Australian Government ministers now express confidence that they have broken the back of the boat-people problem. According to Foreign Minister Alexander Downer, the Bali conference sent a "strong signal" to people-smugglers and few, if any, boats are likely to come from now on.

But it would seem from the record that the real powerful signal came much sooner: probably, the sinking of SIEV-X on October 19 was the real circuit-breaker that broke the people-smuggling trade.

News of the tragedy would have spread quickly around refugee communities and would have warned both people smugglers (mostly small Middle Eastern businessmen precariously surviving on the fringes of Indonesian society) and their passengers that stronger forces were now ready to commandeer their business operations in Indonesia and perhaps send people to their deaths.

To complete the mystery, recall the role and capabilities of Australian intelligence assets involved in the people-smuggling industry in Indonesia. Thanks to recent Nine Network Sunday special programs on Kevin John Ennis on February 17 and 24, we now know more about this than we did last October.

Self-confessed Australian people smuggler and police informant Ennis claimed on the Sunday programs and later in the Press (for example, Lindsay Murdoch, Sydney Morning Herald, March 4) that it was his job "to know everything that was happening in people smuggling: when the boats were going, who arranged them, who was on them".
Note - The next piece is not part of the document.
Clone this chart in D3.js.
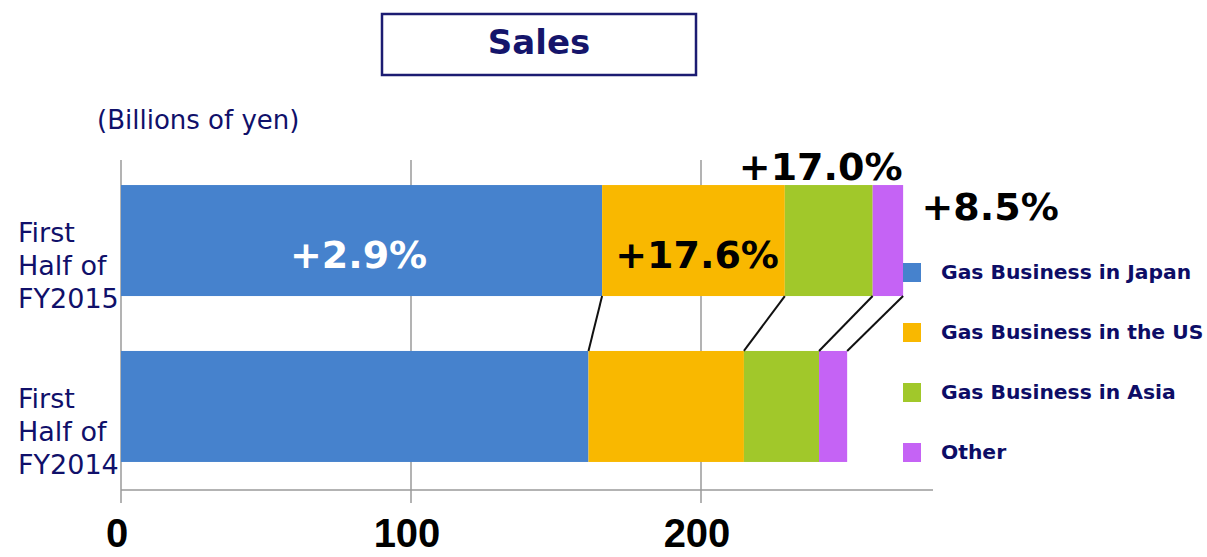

Such claims were largely confirmed by Australian Federal Police Commissioner Michael Keelty in a Senate estimates committee hearing on February 19. Without putting a number on it, Keelty intimated that the AFP had other undercover intelligence assets like Ennis at the heart of the people-smuggling business in Indonesia.

This is reasonable. With a huge area of ocean to monitor with limited resources, Australia needs to know as much as possible about what boats are coming, when and from where, and where they are heading. The pursuit of such intelligence would presumably involve cooperation with Indonesian police and perhaps other Indonesian agencies as well.

Ennis's and Keelty's revelations provide a solid underpinning for Greenlees's report on October 24 that Australian authorities had monitored the departure of SIEV-X from Indonesia on October 18.

But they raise a further disturbing question: if Australian authorities knew about the time and place of SIEV-X's departure, how much more might they also have known about the sinister circumstances of its departure?

Something is not right here. Like the dog that did not bark why wasn't an Australian navy ship steaming to intercept the suspected illegal entry vessel that was known to have left the day before, bound for Christmas Island, with some 400 people on board?

A good way to begin exploring these larger question might be to interrogate some specific questions within Australian official competence such as:

What information was conveyed to Australian search and rescue officials about the departure of SIEV-X? From where was it sourced? Which person or agency conveyed it? When was it conveyed?

Was the Australian navy informed of this impending SIEV arrival? If so, when and by whom? If not, why not?

When were relevant ministers informed on these important matters? When were their senior ministerial advisers informed about them? When was the interdepartmental committee on "options for handling unauthorised arrivals", chaired by the Department of the Prime Minister and Cabinet, so informed?